Over the past ten-plus years working the “Homes” beat for the Herald-Times, I have wandered through hundreds of houses, asking questions and recording information that never made it into print for one reason or another. One recurring item that always fascinates me is when owners of old houses say (with a barely visible shudder) “Old So-and-so, who owned a prominent local business, built this house in the 1890s, and they say he died in the top left bedroom and was laid out in the parlor.” This kind of information–a corpse in the parlor–is always seen by those who pass down the legend from owner to owner as exceptional, not the rule. Quips about ghosts and hauntings are bandied about, because it’s assumed that the presence of a dead body in an old house is a very rare thing.
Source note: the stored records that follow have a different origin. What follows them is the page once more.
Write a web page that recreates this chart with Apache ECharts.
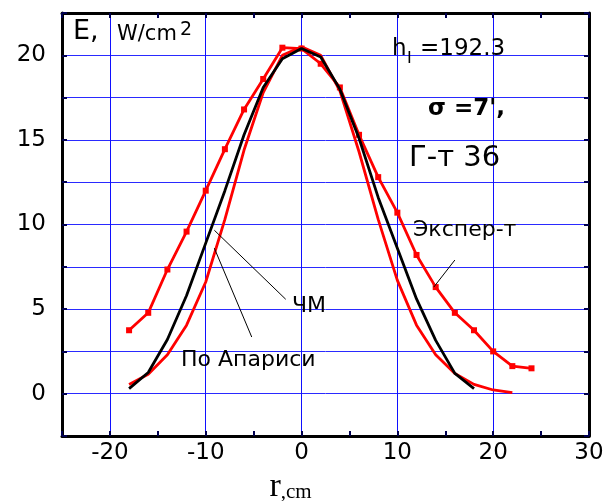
<!DOCTYPE html>
<html>
<head>
<meta charset="utf-8">
<script src="https://cdn.jsdelivr.net/npm/echarts@6/dist/echarts.min.js"></script>
<style>
  html, body { margin: 0; padding: 0; background: #fff; }
  #chart { width: 609px; height: 501px; }
</style>
</head>
<body>
<div id="chart"></div>
<script>
// measured points, r in cm
const expR = [-18, -16, -14, -12, -10, -8, -6, -4, -2, 0, 2, 4, 6, 8, 10, 12, 14, 16, 18, 20, 22, 24];
const expE = [3.75, 4.78, 7.34, 9.58, 12.0, 14.45, 16.8, 18.6, 20.45, 20.4, 19.5, 18.1, 15.3, 12.8, 10.7, 8.2, 6.3, 4.78, 3.75, 2.5, 1.63, 1.5];

const chmR = [-18, -16, -14, -12, -10, -8, -6, -4, -2, 0, 2, 4, 6, 8, 10, 12, 14, 16, 18];
const chmE = [0.3, 1.25, 3.2, 5.8, 8.9, 12.0, 15.3, 18.1, 19.8, 20.4, 19.9, 18.0, 15.1, 11.6, 8.6, 5.6, 3.15, 1.2, 0.3];

const aparR = [-18, -16, -14, -12, -10, -8, -6, -4, -2, 0, 2, 4, 6, 8, 10, 12, 14, 16, 18, 20, 22];
const aparE = [0.55, 1.15, 2.3, 4.05, 6.6, 10.3, 14.4, 17.8, 20.0, 20.5, 20.0, 17.9, 14.3, 10.3, 6.7, 4.05, 2.3, 1.2, 0.55, 0.22, 0.06];

// leader lines from the labels to the curves
const chmLeader = [[-9.1, 9.66], [-1.65, 5.58]];
const aparLeader = [[-9.1, 8.6], [-5.2, 3.35]];
const expLeader = [[13.8, 6.3], [16.0, 7.9]];

const pairs = (xs, ys) => xs.map((x, i) => [x, ys[i]]);

const chart = echarts.init(document.getElementById('chart'));
const font = '"DejaVu Sans", sans-serif';
const serif = '"Liberation Serif", serif';
const tickStyle = { show: true, inside: true, length: 5, lineStyle: { color: '#000050', width: 2 } };
const axLine = { show: true, onZero: false, lineStyle: { color: '#000', width: 3 } };

const txt = (x, y, text, size, extra) => Object.assign({
  type: 'text', x: x, y: y, z: 100,
  style: Object.assign({
    text: text, fill: '#000', font: size + 'px ' + font,
    verticalAlign: 'middle', textVerticalAlign: 'middle'
  }, extra || {})
});

chart.setOption({
  animation: false,
  backgroundColor: '#fff',
  grid: { left: 62, right: 20, top: 13, bottom: 65, containLabel: false, outerBoundsMode: 'none' },
  xAxis: [{
    type: 'value', min: -25, max: 30, interval: 5,
    axisLine: axLine, axisTick: tickStyle,
    axisLabel: {
      margin: 6, color: '#000', fontSize: 23, fontFamily: font,
      formatter: v => (v % 10 === 0 ? String(v) : '')
    },
    splitLine: { show: true, lineStyle: { color: ['rgba(0,0,0,0)', '#1010ff'], width: 1 } },
    name: '{a|r}{b|,cm}', nameLocation: 'middle', nameGap: 33,
    nameTextStyle: {
      padding: [0, 70, 0, 0],
      rich: {
        a: { fontSize: 34, fontFamily: serif, color: '#000', verticalAlign: 'bottom' },
        b: { fontSize: 21, fontFamily: serif, color: '#000', verticalAlign: 'bottom', padding: [0, 0, 1, 0] }
      },
      fontSize: 21, fontFamily: serif, color: '#000'
    }
  }, {
    type: 'value', position: 'top', min: -25, max: 30, interval: 5,
    axisLine: axLine, axisTick: tickStyle, axisLabel: { show: false }, splitLine: { show: false }
  }],
  yAxis: [{
    type: 'value', min: -2.5, max: 22.5, interval: 2.5,
    axisLine: axLine, axisTick: tickStyle,
    axisLabel: {
      margin: 16, color: '#000', fontSize: 23, fontFamily: font,
      formatter: v => (v % 5 === 0 ? String(v) : '')
    },
    splitLine: { show: true, lineStyle: { color: '#2a2aff', width: 1 } }
  }, {
    type: 'value', position: 'right', min: -2.5, max: 22.5, interval: 2.5,
    axisLine: axLine, axisTick: tickStyle, axisLabel: { show: false }, splitLine: { show: false }
  }],
  series: [{
    name: 'Экспер-т', type: 'line', data: pairs(expR, expE),
    symbol: 'rect', symbolSize: 6, showSymbol: true,
    lineStyle: { color: '#ff0000', width: 2.8 }, itemStyle: { color: '#ff0000' }, z: 3
  }, {
    name: 'ЧМ', type: 'line', data: pairs(chmR, chmE), showSymbol: false,
    lineStyle: { color: '#000', width: 2.8 }, z: 4
  }, {
    name: 'По Апариси', type: 'line', data: pairs(aparR, aparE), showSymbol: false,
    lineStyle: { color: '#ff0000', width: 2.8 }, z: 2
  }].concat([chmLeader, aparLeader, expLeader].map(d => ({
    type: 'line', data: d, showSymbol: false, silent: true,
    lineStyle: { color: '#000', width: 1 }, z: 5
  }))),
  graphic: [
    txt(73, 32, 'E,', 27),
    txt(117, 35, 'W/cm', 21),
    txt(180, 30, '2', 19),
    txt(392, 49, 'h', 23),
    txt(407, 59, 'I', 16),
    txt(420, 49, '=192.3', 23),
    txt(428, 109, 'σ =7\',', 23, { font: 'bold 23px ' + font }),
    txt(409, 158, 'Г-т 36', 29),
    txt(413, 230, 'Экспер-т', 22),
    txt(292, 306, 'ЧМ', 22),
    txt(181, 360, 'По Апариси', 22)
  ]
});
</script>
</body>
</html>
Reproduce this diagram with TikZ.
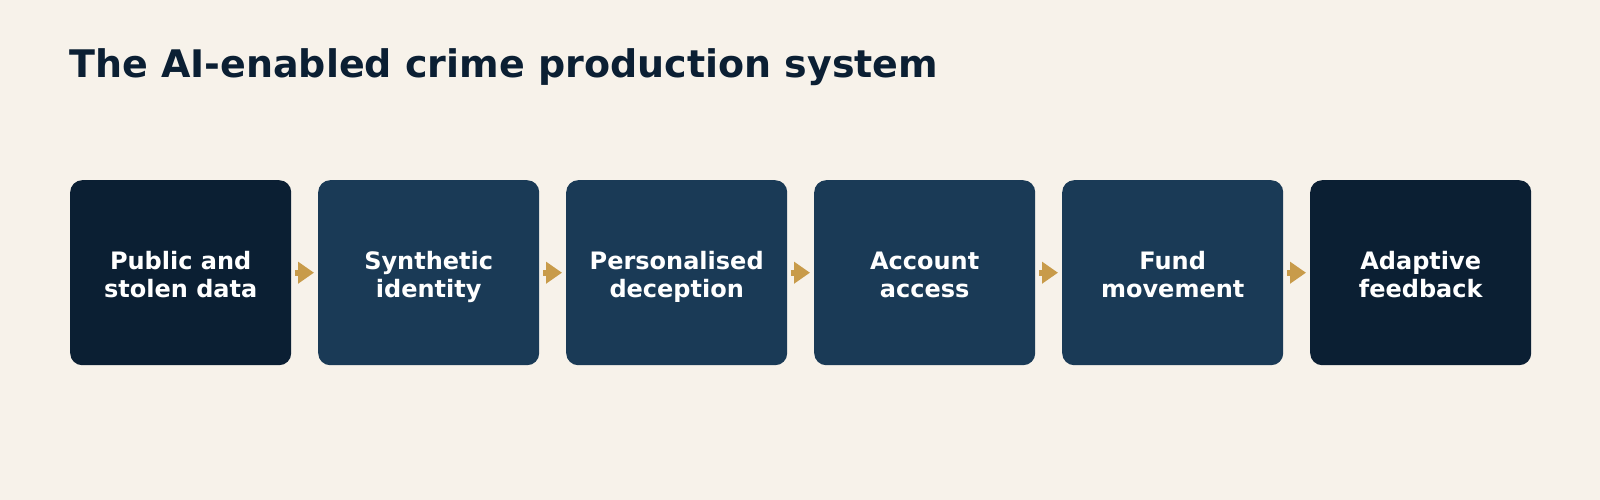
\documentclass[tikz,border=0pt]{standalone}
\usepackage{fontspec}
\setmainfont{DejaVu Sans}
\usetikzlibrary{arrows.meta}
\definecolor{paper}{HTML}{F7F2EA}
\definecolor{ink}{HTML}{0B1F33}
\definecolor{navy}{HTML}{0B1F33}
\definecolor{steel}{HTML}{1A3A56}
\definecolor{gold}{HTML}{C89B4A}
% two centred lines with fixed baselines
\newcommand{\stagetext}[2]{\rule{0pt}{27.6pt}#1\\#2\rule[-6pt]{0pt}{6pt}}
\tikzset{
  stage/.style={fill=steel,rounded corners=12pt,minimum width=221pt,minimum height=185pt,
    inner sep=0pt,align=center,text=white,anchor=north west,
    font=\fontsize{24}{28}\selectfont\bfseries},
  endstage/.style={stage,fill=navy},
  flow/.style={draw=gold,line width=6pt,-{Triangle[length=16pt,width=21pt]},shorten <=4pt,shorten >=4pt}
}
\begin{document}
\begin{tikzpicture}[x=1pt,y=-1pt]
\fill[paper] (0,0) rectangle (1600,500);
\node[anchor=base west,inner sep=0pt,text=ink,font=\fontsize{38}{44}\selectfont\bfseries] (title) at (69,77.5) {The AI-enabled crime production system};
\node[endstage] (data) at (70,180) {\stagetext{Public and}{stolen data}};
\node[stage] (identity) at (318,180) {\stagetext{Synthetic}{identity}};
\node[stage] (deception) at (566,180) {\stagetext{Personalised}{deception}};
\node[stage] (access) at (814,180) {\stagetext{Account}{access}};
\node[stage] (funds) at (1062,180) {\stagetext{Fund}{movement}};
\node[endstage] (feedback) at (1310,180) {\stagetext{Adaptive}{feedback}};
\draw[flow] (data) -- (identity);
\draw[flow] (identity) -- (deception);
\draw[flow] (deception) -- (access);
\draw[flow] (access) -- (funds);
\draw[flow] (funds) -- (feedback);
\end{tikzpicture}
\end{document}
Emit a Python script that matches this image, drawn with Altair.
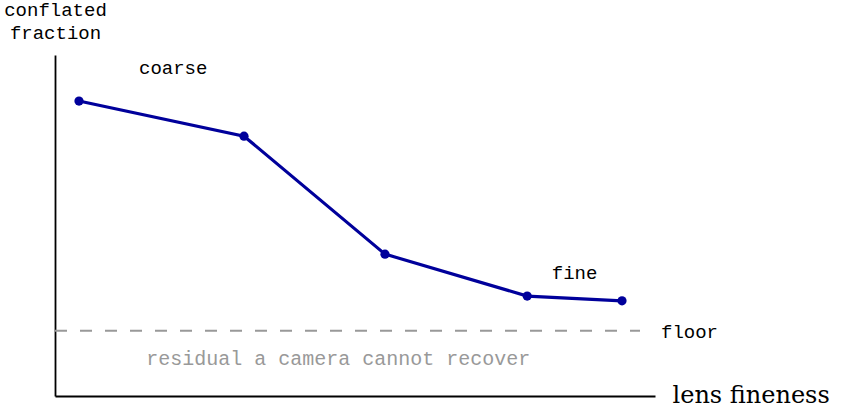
import altair as alt
import pandas as pd

# data values
fineness = [4.0, 31.5, 55.0, 78.7, 94.5]
conflated = [86.5, 76.2, 41.6, 29.3, 27.9]
floor_level = 19.1
floor_end = 97.5

labels = ["coarse", "fine"]
label_x = [19.7, 86.6]
label_y = [94.4, 34.3]

df = pd.DataFrame({"x": fineness, "y": conflated})
floor_df = pd.DataFrame({"x": [0.0], "x2": [floor_end], "y": [floor_level]})
lab_df = pd.DataFrame({"t": labels, "x": label_x, "y": label_y})
floor_lab = pd.DataFrame({"t": ["floor"], "x": [101.0], "y": [16.9]})
resid_lab = pd.DataFrame({"t": ["residual a camera cannot recover"], "x": [47.2], "y": [9.1]})

SMALL = "Liberation Mono"
BIG = "DejaVu Serif"
BLUE = "#00009b"
GREY = "#999999"

xs = alt.Scale(domain=[0, 100])
ys = alt.Scale(domain=[0, 100])

xaxis = alt.Axis(
    title="lens fineness", ticks=False, labels=False, grid=False,
    domainColor="black", domainWidth=1.8,
    titleFont=BIG, titleFontSize=24, titleFontWeight="normal", titleColor="black",
    titleX=617, titleY=6, titleAlign="left", titleBaseline="alphabetic", titleAnchor="start",
)
yaxis = alt.Axis(
    title=["conflated", "fraction"], ticks=False, labels=False, grid=False,
    domainColor="black", domainWidth=1.8,
    titleFont=SMALL, titleFontSize=19, titleFontWeight="normal", titleColor="black",
    titleAngle=0, titleX=0, titleY=-40, titleAlign="center", titleBaseline="alphabetic",
    titleLineHeight=23,
)

base = alt.Chart(df)

line = base.mark_line(color=BLUE, strokeWidth=3.2).encode(
    x=alt.X("x:Q", scale=xs, axis=xaxis),
    y=alt.Y("y:Q", scale=ys, axis=yaxis),
)
pts = base.mark_point(filled=True, color=BLUE, size=85, opacity=1).encode(
    x=alt.X("x:Q", scale=xs), y=alt.Y("y:Q", scale=ys)
)

floor = alt.Chart(floor_df).mark_rule(color=GREY, strokeWidth=2, strokeDash=[12, 13]).encode(
    x=alt.X("x:Q", scale=xs), x2="x2:Q", y=alt.Y("y:Q", scale=ys)
)

txt = alt.Chart(lab_df).mark_text(font=SMALL, fontSize=19, color="black", baseline="alphabetic").encode(
    x=alt.X("x:Q", scale=xs), y=alt.Y("y:Q", scale=ys), text="t:N"
)
ftxt = alt.Chart(floor_lab).mark_text(font=SMALL, fontSize=19, color="black", align="left", baseline="alphabetic").encode(
    x=alt.X("x:Q", scale=xs), y=alt.Y("y:Q", scale=ys), text="t:N"
)
rtxt = alt.Chart(resid_lab).mark_text(font=SMALL, fontSize=20, color=GREY, baseline="alphabetic").encode(
    x=alt.X("x:Q", scale=xs), y=alt.Y("y:Q", scale=ys), text="t:N"
)

chart = alt.layer(floor, line, pts, txt, ftxt, rtxt).properties(
    width=600, height=341,
    autosize=alt.AutoSizeParams(type="none"),
    padding={"left": 55, "top": 55, "right": 194, "bottom": 12},
).configure_view(stroke="transparent", strokeWidth=0)

chart.save("out.html", embed_options={"renderer": "svg", "actions": False})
But if the truth be told, every single house built in Bloomington before the early 20th century, whether wealthy or poor, most likely had at least one corpse in the parlor. Bloomington had no city hospital until 1905, and in its first years the institution was a small and limited place where appendixes were taken out and grievous injuries addressed, not a place where people went to die. From time immemorial, ill people had always been tended by their relatives in the comfort of home, and if they required a doctor’s services, the doctor came to them. Why on earth would a sick person haul himself or herself up out of a sickbed and totter to a doctor’s office? Or to a hospital, for that matter? In that era, one’s own bed was the proper place for a sick or dying person.
This means that virtually every house built in Bloomington before the turn of the last century experienced one or more deaths within its walls, often of small children. But houses built in the 1910s and ’20s, after the concept of migrating to the hospital to die had taken hold, would have been largely death-free (unless the owners had been extremely impoverished). Beginning by the ’20s funeral homes began to offer grieving Bloomington families an alternative to laying out Granddad in the parlor.
But once upon a time, the elderly and the ill died at home. Grieving families washed and laid out the corpse of their loved one as a matter of course, and friends would come with food to share in the time of grief. A coffin would be purchased at the local furniture store, and the memorial would be held at home in the parlor. We of the 21st-century are so divorced from the process of death that we regard it as a gruesome oddity when we learn that a former owner of an old home died in his own bedroom. Just remember: this wasn’t a case of just one Victorian businessman in the bedroom of one old house; it was everyone, and everywhere: rich and poor, genteel or criminal. But lest you stroll through the city’s historic districts and contemplate all these deaths with a shiver, remember that any morbidness is yours, not theirs. Death prior to the 1910s was accompanied by warmth and love and care. And ask yourself, in your heart of hearts: wouldn’t you rather breathe your last in the comfort of your own bedroom with your loved ones around you? I certainly would.